The first is Jim DeMint, senator from South Carolina, known fuckwit and proven nutjob. Being from South Carolina, he knows a little about rebelling against his government. However, being from South Carolina, he has to be careful not to confuse that with running away from his government to fuck his secret Argentinian mistress. He sort of looks the part - while he isn't what you'd call "rugged" by any stretch of the imagination, neither is he an dumpy old Southern coot. Here's his audition tape: ACTUAL QUOTE TIME!

"If we're able to stop Obama on this, it will be his Waterloo. It will break him."

That's very macho. Seriously, if I wanted to cool down a soup I would then never ever want to eat again, I could put it in the path of the breeze generated by his furious dickwaving here. I mean, he's even trying to pull an Ivan Drago, proving that Republican obsession with Obama continues to make the strangest Republican bedfellows - a Central American junta last month, and a fictional 'roided-up Communist today.

Unfortunately, DeMint mentioned "Waterloo". Sure, he PROBABLY meant the place where Napoleon met his defeat, but there's at least a 50/50 chance he meant the ABBA song, which means there's at least a 50/50 chance DeMint is gay. And since he's from South Carolina, if he's gay, he's probably fucking a gaucho. And I'll tell you this, if the Wingnut Revolution ever actually takes place (HA) and succeeds (QUADRUPLE HA), I don't care how much they support tax cuts for the rich - gay Republicans are going into the camps with the rest of 'em, Log Cabin or no Log Cabin.
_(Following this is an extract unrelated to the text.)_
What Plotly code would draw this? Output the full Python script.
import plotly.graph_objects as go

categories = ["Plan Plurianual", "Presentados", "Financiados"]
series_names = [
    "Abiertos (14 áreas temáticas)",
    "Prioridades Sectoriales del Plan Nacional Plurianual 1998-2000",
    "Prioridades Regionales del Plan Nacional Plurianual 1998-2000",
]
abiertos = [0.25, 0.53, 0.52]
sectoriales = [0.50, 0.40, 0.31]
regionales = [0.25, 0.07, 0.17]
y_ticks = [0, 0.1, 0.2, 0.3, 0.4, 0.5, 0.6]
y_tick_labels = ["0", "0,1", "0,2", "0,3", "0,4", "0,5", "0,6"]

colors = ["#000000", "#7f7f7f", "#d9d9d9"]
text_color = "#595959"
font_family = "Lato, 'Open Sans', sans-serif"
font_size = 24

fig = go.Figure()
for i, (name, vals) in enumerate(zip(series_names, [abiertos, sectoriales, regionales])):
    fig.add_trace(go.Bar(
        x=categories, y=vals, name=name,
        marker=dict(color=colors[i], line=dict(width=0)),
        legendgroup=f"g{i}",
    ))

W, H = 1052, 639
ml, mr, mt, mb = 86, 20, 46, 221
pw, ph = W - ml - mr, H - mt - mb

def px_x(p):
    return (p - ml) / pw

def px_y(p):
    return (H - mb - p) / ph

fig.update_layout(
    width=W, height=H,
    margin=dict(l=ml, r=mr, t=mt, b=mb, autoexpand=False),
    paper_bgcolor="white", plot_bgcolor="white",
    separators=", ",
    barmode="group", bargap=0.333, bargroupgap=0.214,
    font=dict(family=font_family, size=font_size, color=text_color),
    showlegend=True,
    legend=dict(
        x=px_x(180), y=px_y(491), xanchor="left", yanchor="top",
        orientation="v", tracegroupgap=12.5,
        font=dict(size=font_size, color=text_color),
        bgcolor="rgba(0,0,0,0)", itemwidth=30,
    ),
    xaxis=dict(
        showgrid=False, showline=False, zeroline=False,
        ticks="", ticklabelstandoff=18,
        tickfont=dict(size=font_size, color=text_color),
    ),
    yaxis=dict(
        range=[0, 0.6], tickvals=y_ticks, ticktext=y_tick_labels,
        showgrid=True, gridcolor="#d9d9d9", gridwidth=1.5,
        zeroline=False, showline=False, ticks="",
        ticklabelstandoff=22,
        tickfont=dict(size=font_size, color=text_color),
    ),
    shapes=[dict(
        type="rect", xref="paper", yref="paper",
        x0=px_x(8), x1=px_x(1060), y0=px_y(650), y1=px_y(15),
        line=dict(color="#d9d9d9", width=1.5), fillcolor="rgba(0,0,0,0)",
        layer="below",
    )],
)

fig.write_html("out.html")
Do we have another contender? Why, yes we do.

"What we need to decide here and now is not only what is worth living for, but what is worth dying for. And it is time to make that determination because we may very well be called to pledge our lives, our fortunes, and our sacred honor. In fact, I think, I think that's what the clarion call is for this day." - Catherine Crabill, who is RUNNING to become Virginia's new crazy-ass Republican state-house representative.

This quote has it all, baby. It's forceful. It's delusionally noble. It puts forth the central tenet of the Wingnut Revolution in stark terms - the only reasonable response to losing an election is to grab your gun and shoot the people that beat you. And it sort of quotes the Declaration of Independence, which is key to any Wingnut Revolutionary screed.
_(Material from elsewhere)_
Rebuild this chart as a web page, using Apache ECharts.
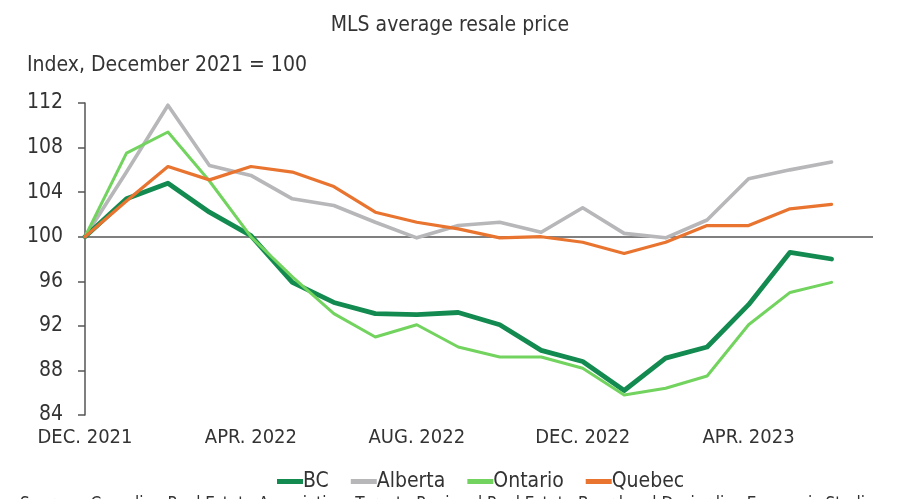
<!DOCTYPE html>
<html>
<head>
<meta charset="utf-8">
<script src="https://cdn.jsdelivr.net/npm/echarts@6/dist/echarts.min.js"></script>
<style>html,body{margin:0;padding:0;background:#fff;}#c{width:900px;height:499px;}</style>
</head>
<body>
<div id="c"></div>
<script>
const categories = ['DEC. 2021','JAN. 2022','FEB. 2022','MAR. 2022','APR. 2022','MAY 2022','JUN. 2022','JUL. 2022','AUG. 2022','SEP. 2022','OCT. 2022','NOV. 2022','DEC. 2022','JAN. 2023','FEB. 2023','MAR. 2023','APR. 2023','MAY 2023','JUN. 2023','JUL. 2023'];
const bc      = [100, 103.4, 104.8, 102.2, 100.1, 95.9, 94.1, 93.1, 93.0, 93.2, 92.1, 89.8, 88.8, 86.2, 89.1, 90.1, 93.9, 98.6, 98.0];
const alberta = [100, 105.8, 111.8, 106.4, 105.5, 103.4, 102.8, 101.3, 99.9, 101.0, 101.3, 100.4, 102.6, 100.3, 99.9, 101.5, 105.2, 106.0, 106.7];
const ontario = [100, 107.5, 109.4, 105.0, 100.0, 96.4, 93.1, 91.0, 92.1, 90.1, 89.2, 89.2, 88.2, 85.8, 86.4, 87.5, 92.1, 95.0, 95.9];
const quebec  = [100, 103.2, 106.3, 105.1, 106.3, 105.8, 104.5, 102.2, 101.3, 100.7, 99.9, 100.0, 99.5, 98.5, 99.5, 101.0, 101.0, 102.5, 102.9];
const yTicks = {min: 84, max: 112, interval: 4};
const seriesNames = ['BC','Alberta','Ontario','Quebec'];
const sourceText = 'Sources: Canadian Real Estate Association, Toronto Regional Real Estate Board and Desjardins Economic Studies';

const FONT = "'Liberation Sans Narrow', 'DejaVu Sans Condensed', sans-serif";
const colors = {BC:'#128a50', Alberta:'#b7b7ba', Ontario:'#72d35e', Quebec:'#e8742f'};
const widths = {BC:4.8, Alberta:3.6, Ontario:3, Quebec:3.2};
const dataMap = {BC: bc, Alberta: alberta, Ontario: ontario, Quebec: quebec};
const zMap = {BC:3, Alberta:2, Ontario:4, Quebec:5};

const chart = echarts.init(document.getElementById('c'), null, {renderer:'canvas'});
const series = seriesNames.map(n => ({
  name: n, type: 'line', data: dataMap[n], symbol: 'none', z: zMap[n],
  lineStyle: {color: colors[n], width: widths[n], join: 'round', cap: 'round'},
  itemStyle: {color: colors[n]}
}));
series[0].markLine = {
  silent: true, symbol: 'none', label: {show: false},
  lineStyle: {color: '#555', width: 1.5, type: 'solid'},
  data: [{yAxis: 100}], z: 1
};
chart.setOption({
  animation: false,
  backgroundColor: '#fff',
  title: [
    {text: 'MLS average resale price', left: 'center', top: 10,
     textStyle: {fontFamily: FONT, fontSize: 21, fontWeight: 'normal', color: '#333'}},
    {text: 'Index, December 2021 = 100', left: 22, top: 50,
     textStyle: {fontFamily: FONT, fontSize: 21, fontWeight: 'normal', color: '#333'}}
  ],
  graphic: [{
    type: 'text', left: 20, top: 496,
    style: {text: sourceText, font: "17px 'DejaVu Sans Condensed', sans-serif", fill: '#333'}
  }],
  grid: {left: 85, right: 27, top: 103, bottom: 84},
  legend: {
    data: seriesNames, top: 466, left: 272,
    itemWidth: 26, itemHeight: 5, itemGap: 22, icon: 'rect',
    textStyle: {fontFamily: FONT, fontSize: 21, color: '#333', padding: [0,0,0,-5]}
  },
  xAxis: {
    type: 'category', data: categories, boundaryGap: false,
    axisLine: {show: false}, axisTick: {show: false}, splitLine: {show: false},
    axisLabel: {interval: 3, margin: 13, fontFamily: FONT, fontSize: 20, color: '#333'}
  },
  yAxis: {
    type: 'value', min: yTicks.min, max: yTicks.max, interval: yTicks.interval,
    axisLine: {show: true, lineStyle: {color: '#555', width: 1.5}},
    axisTick: {show: true, length: 7, lineStyle: {color: '#555', width: 1.5}},
    splitLine: {show: false},
    axisLabel: {margin: 22, fontFamily: FONT, fontSize: 21, color: '#333'}
  },
  series: series
});
</script>
</body>
</html>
There's only one problem. Catherine Crabill... is a woman. And we all know that Republicans only take women seriously enough to get a certain percentage of the stupider ones to vote for them. I mean, their ideal woman is Sarah Palin, for fuck's sake. They're more likely to rally for illegal immigration than they are to heed a woman's call to arms. Sorry, but we'll keep your resume on file for the next time we need a Pyrrhic vice-presidential candidate. And if you could get these coffee cups on your way out, that'd be great, sugar-tits.

I guess the Wingnut Revolution will have to be put off a while longer, while the loyal troops (like Lou Dobbs) bitch about Obama's birth certificate and swear up and down that if Obama passes one more, just ONE MORE regressive law on our path to Liberal Socialistic Nazi Communist Fascism, it'll be time to take back America... with extreme prejudice.

You will, of course, pardon me for not holding my fucking breath.